◆ **INPUT**
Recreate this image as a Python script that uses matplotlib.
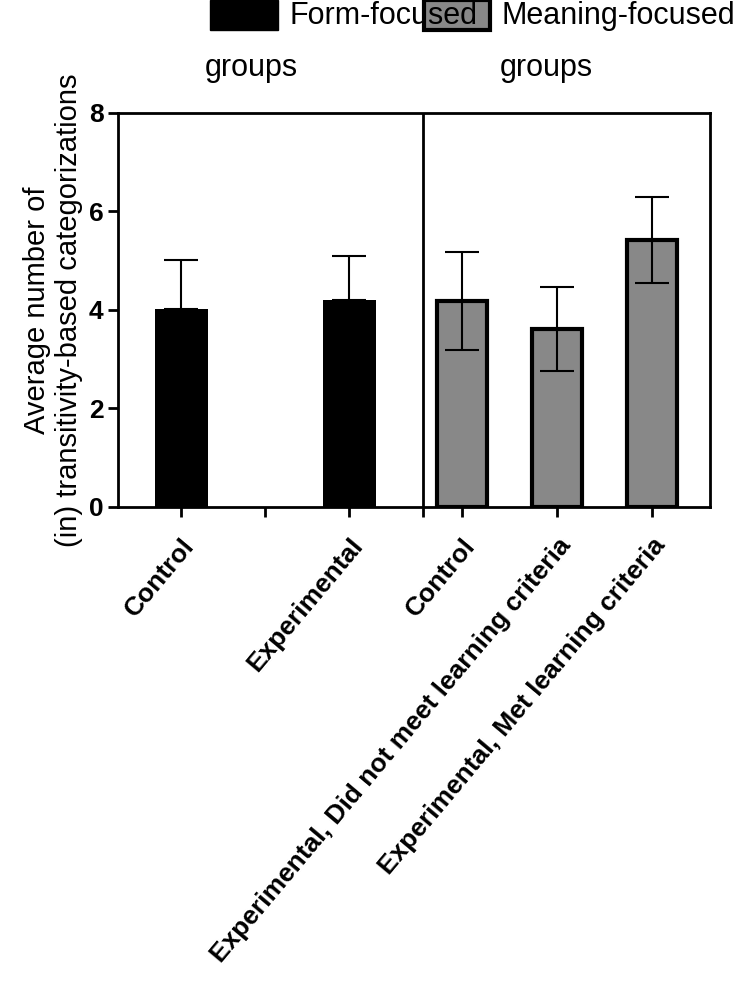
import matplotlib.pyplot as plt
from matplotlib.patches import Rectangle

plt.rcParams['font.family'] = ['Liberation Sans', 'DejaVu Sans']

labels = ["Control", "Experimental", "Control",
          "Experimental, Did not meet learning criteria",
          "Experimental, Met learning criteria"]
means = [4.02, 4.2, 4.18, 3.62, 5.42]
sds = [1.0, 0.9, 1.0, 0.85, 0.88]
groups = ["form", "form", "meaning", "meaning", "meaning"]
xpos = [181, 349, 462, 557, 652]

fig = plt.figure(figsize=(7.46, 9.93), dpi=100)
ax = fig.add_axes([118/746, 1-507/993, 592/746, 394/993])
ax.set_xlim(118, 710)
ax.set_ylim(0, 8)

for x, m, s, g in zip(xpos, means, sds, groups):
    if g == "form":
        ax.bar(x, m, width=53, color="black", zorder=2)
        ax.errorbar(x, m, yerr=[[0], [s]], color="black", capsize=12, lw=1.5, capthick=1.5, zorder=3)
    else:
        ax.bar(x, m, width=50, color="#888888", edgecolor="black", lw=3, zorder=2)
        ax.errorbar(x, m, yerr=s, color="black", capsize=12, lw=1.5, capthick=1.5, zorder=3)

ax.axvline(423, color="black", lw=2)
for side in ["top", "right", "left", "bottom"]:
    ax.spines[side].set_linewidth(2)
ax.set_yticks([0, 2, 4, 6, 8])
ax.set_xticks([181, 265, 349, 423, 462, 557, 652])
ax.set_xticklabels(["Control", "", "Experimental", "", "Control", labels[3], labels[4]],
                   rotation=50, ha="right", rotation_mode="anchor", fontweight="bold", fontsize=19)
ax.tick_params(width=2, length=7, labelsize=19)
ax.tick_params(axis="x", pad=12)
for t in ax.get_yticklabels():
    t.set_fontweight("bold")
ax.set_ylabel("Average number of\n(in) transitivity-based categorizations", fontsize=21)

fig.patches.append(Rectangle((210/746, 1-30/993), 68/746, 30/993, transform=fig.transFigure,
                             facecolor="black", edgecolor="black"))
fig.patches.append(Rectangle((424/746, 1-30/993), 66/746, 30/993, transform=fig.transFigure,
                             facecolor="#888888", edgecolor="black", lw=3))
fig.text(290/746, 1-16/993, "Form-focused", fontsize=22, va="center")
fig.text(205/746, 1-68/993, "groups", fontsize=22, va="center")
fig.text(502/746, 1-16/993, "Meaning-focused", fontsize=22, va="center")
fig.text(500/746, 1-68/993, "groups", fontsize=22, va="center")

fig.savefig("out.png")
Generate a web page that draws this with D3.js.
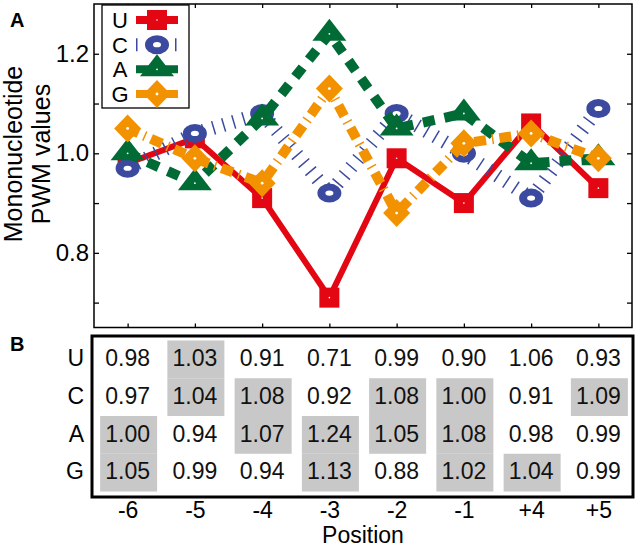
<!DOCTYPE html>
<html>
<head>
<meta charset="utf-8">
<script src="https://cdn.jsdelivr.net/npm/d3@7"></script>
<style>
  html, body { margin: 0; padding: 0; background: #fff; }
  svg { display: block; font-family: "Liberation Sans", Arial, Helvetica, sans-serif; }
</style>
</head>
<body>
<svg id="chart" width="635" height="549"></svg>
<script>
// ---------------- data ----------------
const positions = ["-6", "-5", "-4", "-3", "-2", "-1", "+4", "+5"];
const nucleotides = ["U", "C", "A", "G"];
const valuesU = [0.98, 1.03, 0.91, 0.71, 0.99, 0.90, 1.06, 0.93];
const valuesC = [0.97, 1.04, 1.08, 0.92, 1.08, 1.00, 0.91, 1.09];
const valuesA = [1.00, 0.94, 1.07, 1.24, 1.05, 1.08, 0.98, 0.99];
const valuesG = [1.05, 0.99, 0.94, 1.13, 0.88, 1.02, 1.04, 0.99];
const highlightU = [0, 1, 0, 0, 0, 0, 0, 0];
const highlightC = [0, 1, 1, 0, 1, 1, 0, 1];
const highlightA = [1, 0, 1, 1, 1, 1, 0, 0];
const highlightG = [1, 0, 0, 1, 0, 1, 1, 0];
const yTicks = [0.7, 0.8, 0.9, 1.0, 1.1, 1.2];
const yTickLabels = [0.8, 1.0, 1.2];

const colors = { U: "#e30613", C: "#3b4a9e", A: "#006b35", G: "#f39200" };
const values = { U: valuesU, C: valuesC, A: valuesA, G: valuesG };
const highlights = { U: highlightU, C: highlightC, A: highlightA, G: highlightG };

(function () {
const svg = d3.select("#chart");
const FONT = 23;

// ---------------- panel A ----------------
const pLeft = 94, pRight = 632, pTop = 4, pBottom = 327.5;
const x = d3.scalePoint().domain(positions).range([pLeft, pRight]).padding(0.5);
const y = d3.scaleLinear().domain([0.65, 1.3]).range([pBottom, pTop]);

// axes (ticks inward)
const fmt = d => yTickLabels.some(v => Math.abs(v - d) < 1e-9) ? d3.format(".1f")(d) : "";
const gL = svg.append("g").attr("transform", `translate(${pLeft},0)`)
  .call(d3.axisLeft(y).tickValues(yTicks).tickSize(-5).tickPadding(5).tickFormat(fmt));
const gR = svg.append("g").attr("transform", `translate(${pRight},0)`)
  .call(d3.axisRight(y).tickValues(yTicks).tickSize(-5).tickFormat(""));
const gT = svg.append("g").attr("transform", `translate(0,${pTop})`)
  .call(d3.axisTop(x).tickSize(-4).tickFormat(""));
const gB = svg.append("g").attr("transform", `translate(0,${pBottom})`)
  .call(d3.axisBottom(x).tickSize(-4).tickFormat(""));
[gL, gR, gT, gB].forEach(g => {
  g.select(".domain").remove();
  g.selectAll(".tick line").attr("stroke", "#000").attr("stroke-width", 1.3);
  g.selectAll("text").attr("font-size", "24px").attr("fill", "#000")
    .attr("font-family", "Liberation Sans, Arial, sans-serif");
});
svg.append("rect").attr("x", pLeft).attr("y", pTop)
  .attr("width", pRight - pLeft).attr("height", pBottom - pTop)
  .attr("fill", "none").attr("stroke", "#000").attr("stroke-width", 1.5);

// y label
const ylab = svg.append("text")
  .attr("transform", "translate(28,154) rotate(-90)")
  .attr("text-anchor", "middle").attr("font-size", "25px").attr("fill", "#000");
ylab.append("tspan").attr("x", 0).attr("dy", "-0.25em").text("Mononucleotide");
ylab.append("tspan").attr("x", 0).attr("dy", "1.12em").text("PWM values");

// panel letters
svg.append("text").attr("x", 10).attr("y", 27).attr("font-size", "20px")
  .attr("font-weight", "bold").text("A");
svg.append("text").attr("x", 10).attr("y", 351).attr("font-size", "20px")
  .attr("font-weight", "bold").text("B");

// line styles
const lineStyles = {
  U: { width: 6, dash: null },
  C: { width: 14, dash: "1.5 9" },
  A: { width: 10, dash: "12 10" },
  G: { width: 10, dash: "12 6 1.5 6" }
};

function drawMarker(g, key, cx, cy) {
  const c = colors[key];
  if (key === "U") {
    g.append("rect").attr("x", cx - 10).attr("y", cy - 10).attr("width", 20).attr("height", 20).attr("fill", c);
    g.append("circle").attr("cx", cx).attr("cy", cy).attr("r", 0.8).attr("fill", "#fff");
  } else if (key === "C") {
    g.append("ellipse").attr("cx", cx).attr("cy", cy).attr("rx", 12).attr("ry", 9.5).attr("fill", c);
    g.append("ellipse").attr("cx", cx).attr("cy", cy).attr("rx", 4).attr("ry", 2.6).attr("fill", "#fff");
  } else if (key === "A") {
    g.append("path").attr("d", `M${cx},${cy - 15}L${cx + 17},${cy + 7}L${cx - 17},${cy + 7}Z`).attr("fill", c);
    g.append("circle").attr("cx", cx).attr("cy", cy).attr("r", 0.9).attr("fill", "#fff");
  } else {
    g.append("path").attr("d", `M${cx},${cy - 14}L${cx + 13.5},${cy}L${cx},${cy + 14}L${cx - 13.5},${cy}Z`).attr("fill", c);
    g.append("circle").attr("cx", cx).attr("cy", cy).attr("r", 1.4).attr("fill", "#fff");
  }
}

const line = d3.line().x((d, i) => x(positions[i])).y(d => y(d));
const plotG = svg.append("g");
nucleotides.forEach(key => {
  const st = lineStyles[key];
  const p = plotG.append("path").datum(values[key]).attr("d", line)
    .attr("fill", "none").attr("stroke", colors[key]).attr("stroke-width", st.width)
    .attr("stroke-linejoin", "round");
  if (st.dash) p.attr("stroke-dasharray", st.dash);
  const mg = plotG.append("g");
  values[key].forEach((v, i) => drawMarker(mg, key, x(positions[i]), y(v)));
});

// legend
const lg = svg.append("g");
lg.append("rect").attr("x", 102).attr("y", 5).attr("width", 87).attr("height", 103)
  .attr("fill", "#fff").attr("stroke", "#000").attr("stroke-width", 1.3);
const legY = d3.scalePoint().domain(nucleotides).range([20, 94]);
const legendDash = { U: null, C: "1.5 37.5", A: "14 14 14", G: "13 16 13" };
const legendWidth = { U: 8, C: 13, A: 8, G: 8 };
nucleotides.forEach(key => {
  const yy = legY(key);
  lg.append("text").attr("x", 120).attr("y", yy).attr("dy", "0.36em")
    .attr("text-anchor", "middle").attr("font-size", "22px").text(key);
  const l = lg.append("line").attr("x1", 136).attr("x2", 178).attr("y1", yy).attr("y2", yy)
    .attr("stroke", colors[key]).attr("stroke-width", legendWidth[key]);
  if (legendDash[key]) l.attr("stroke-dasharray", legendDash[key]);
  drawMarker(lg, key, 157, yy);
});

// ---------------- panel B (table) ----------------
const tLeft = 92, tRight = 633, tTop = 336, tBottom = 497;
const rowY = d3.scaleBand().domain(nucleotides).range([339, 490]);
const cellW = 57;
const tb = svg.append("g");
nucleotides.forEach(key => {
  highlights[key].forEach((h, i) => {
    if (h) tb.append("rect")
      .attr("x", x(positions[i]) - cellW / 2 + 1).attr("y", rowY(key) + 1.5)
      .attr("width", cellW).attr("height", rowY.bandwidth())
      .attr("fill", "#c8c8c8");
  });
});
nucleotides.forEach(key => {
  const cy = rowY(key) + rowY.bandwidth() / 2;
  tb.append("text").attr("x", 84).attr("y", cy).attr("dy", "0.36em")
    .attr("text-anchor", "end").attr("font-size", FONT + "px").text(key);
  values[key].forEach((v, i) => {
    tb.append("text").attr("x", x(positions[i])).attr("y", cy).attr("dy", "0.36em")
      .attr("text-anchor", "middle").attr("font-size", FONT + "px").attr("fill", "#111")
      .text(d3.format(".2f")(v));
  });
});
tb.append("rect").attr("x", tLeft).attr("y", tTop).attr("width", tRight - tLeft)
  .attr("height", tBottom - tTop).attr("fill", "none").attr("stroke", "#000").attr("stroke-width", 3);

// position axis labels
const gPos = svg.append("g").attr("transform", `translate(0,${tBottom})`)
  .call(d3.axisBottom(x).tickSize(0).tickPadding(5));
gPos.select(".domain").remove();
gPos.selectAll("text").attr("font-size", FONT + "px").attr("fill", "#000")
  .attr("font-family", "Liberation Sans, Arial, sans-serif");
svg.append("text").attr("x", 363).attr("y", 543).attr("text-anchor", "middle")
  .attr("font-size", FONT + "px").text("Position");
})();
</script>
</body>
</html>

◆ **GIVEN PROBLEM**
Without the pictures, give again only the lines beginning at the line that contains "Generate a web" and stopping after the line that contains "const FONT = 23;", exactly as written.

◆ **RESPONSE TO THIS TASK**
Generate a web page that draws this with D3.js.
<!DOCTYPE html>
<html>
<head>
<meta charset="utf-8">
<script src="https://cdn.jsdelivr.net/npm/d3@7"></script>
<style>
  html, body { margin: 0; padding: 0; background: #fff; }
  svg { display: block; font-family: "Liberation Sans", Arial, Helvetica, sans-serif; }
</style>
</head>
<body>
<svg id="chart" width="635" height="549"></svg>
<script>
// ---------------- data ----------------
const positions = ["-6", "-5", "-4", "-3", "-2", "-1", "+4", "+5"];
const nucleotides = ["U", "C", "A", "G"];
const valuesU = [0.98, 1.03, 0.91, 0.71, 0.99, 0.90, 1.06, 0.93];
const valuesC = [0.97, 1.04, 1.08, 0.92, 1.08, 1.00, 0.91, 1.09];
const valuesA = [1.00, 0.94, 1.07, 1.24, 1.05, 1.08, 0.98, 0.99];
const valuesG = [1.05, 0.99, 0.94, 1.13, 0.88, 1.02, 1.04, 0.99];
const highlightU = [0, 1, 0, 0, 0, 0, 0, 0];
const highlightC = [0, 1, 1, 0, 1, 1, 0, 1];
const highlightA = [1, 0, 1, 1, 1, 1, 0, 0];
const highlightG = [1, 0, 0, 1, 0, 1, 1, 0];
const yTicks = [0.7, 0.8, 0.9, 1.0, 1.1, 1.2];
const yTickLabels = [0.8, 1.0, 1.2];

const colors = { U: "#e30613", C: "#3b4a9e", A: "#006b35", G: "#f39200" };
const values = { U: valuesU, C: valuesC, A: valuesA, G: valuesG };
const highlights = { U: highlightU, C: highlightC, A: highlightA, G: highlightG };

(function () {
const svg = d3.select("#chart");
const FONT = 23;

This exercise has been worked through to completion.